Anyways, this might be an interesting way to think about / critique / analyze time travel stories.  It also has some interesting implications about the morality of time travellers' actions -- if you know you are stuck in some kind of mostly self-correcting local minima, you will want to think extra hard about how your plan might end up simply reinforcing the existing timeline, and how you might try to kick things over to an entirely different stable local minima.

Here's the relevant section from my story (which also comes in video form at this link!

Lucca is probably the expert opinion here. She opened the first time-gate, after all, even if it was an accident while she was trying to make a teleportation device. Since then, she’s spent all her spare time working out equations, trying to figure out as much as possible about how the gates work and what all their time-travel is doing to the world. She has concluded – well, honestly, most of it is way over Crono’s head; Lucca has mostly been talking to Robo lately since he’s the only one who can keep up with all the technical stuff. But Crono remembers right before they were about to make the jump into the deep, prehistoric past. He was afraid –they had all been afraid, even if nobody said it– that whatever they did so many millions of years back, it would probably have huge effects on all future ages. Their families and friends might be totally erased, replaced by an entire alternate history. But then, when they actually did return to the present, that’s not at all what they saw. For all they had done –defeating the Reptites, finding enough Dreamstone to repair the Masamune, recruiting Ayla, and saving the whole Iota tribe– the change in the present was completely undetectable.

All of these time-hopping adventures: to Crono it feels like they occur totally outside the normal bounds of causality, a mischievous meddling in the proper order of events. But Lucca points out that if that was the case, the present should be vastly altered whenever they return from visiting a past age. Instead the differences, if they appear at all, are minor and isolated. She says that the only way this makes sense is if the seemingly original, untouched world we grew up in was actually somehow already altered by our current time-traveling actions. Those actions aren’t changing the world but rather in a sense completing it, because somehow the world has always already been changed by them. So does this mean some other version of myself has already done the things I’m doing right now? Are there an infinite number of Cronos, each fulfilling the same destiny over and over? This is where Lucca starts to roll her eyes. “I mean kind of, I guess,” she starts, “But really that’s totally not the right way to think about it. See, you’re still trying to frame things as the result of a normal process of cause-and-effect –made cyclical because of our time-travel, of course, but still decidedly temporal in the ordinary sense. Really it only makes sense to think of the universe stabilizing itself through causal resonance on some unknown extra-temporal level. All of us time-travelers necessarily exist in such a way that our actions are not only self-causing, but also self-stabilizing in the case of variance, and as for how things got this way in the first place?

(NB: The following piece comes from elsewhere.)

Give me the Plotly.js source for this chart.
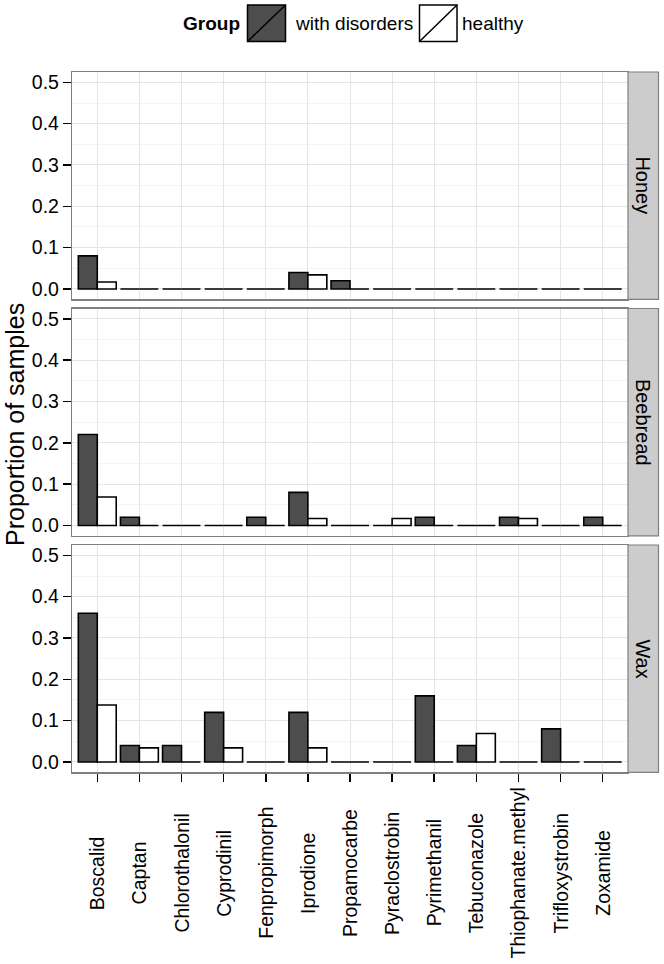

Well, not through any normal process of revision, but instead via some kind of instantaneous extra-temporal harmonic resonance effect. So yeah, no infinite Cronos.”

And no fate? On the one hand, unlike most people in Crono’s time, Lucca doesn’t believe that a god designed the world to follow a special plan. And despite the drama of their adventure, she definitely doesn’t believe in fated heroes, days of judgement, or destined battles between good and evil. But on the other hand, she does believe that the universe is “deterministic”: if you knew what every particle in the whole world was up to during one particular instant, you’d be able to predict their future movement and interactions perfectly, so you’d know exactly what the whole future would be like. How did the particles happen to get like that, rather than being in some other configuration? Well, Lucca says that the world went through some kind of “extra-temporal settling process” of “self-stabilizing resonance,” which means our particular history is “cradled in some low-energy configuration: at least a local, or possibly global minimum within possibility-space.” Deterministic history – that means the future’s inevitable – settled into a stabilizing minimum – that means things couldn’t have happened any other way. Lucca might not call that fate, but to Crono it at least sounds pretty similar.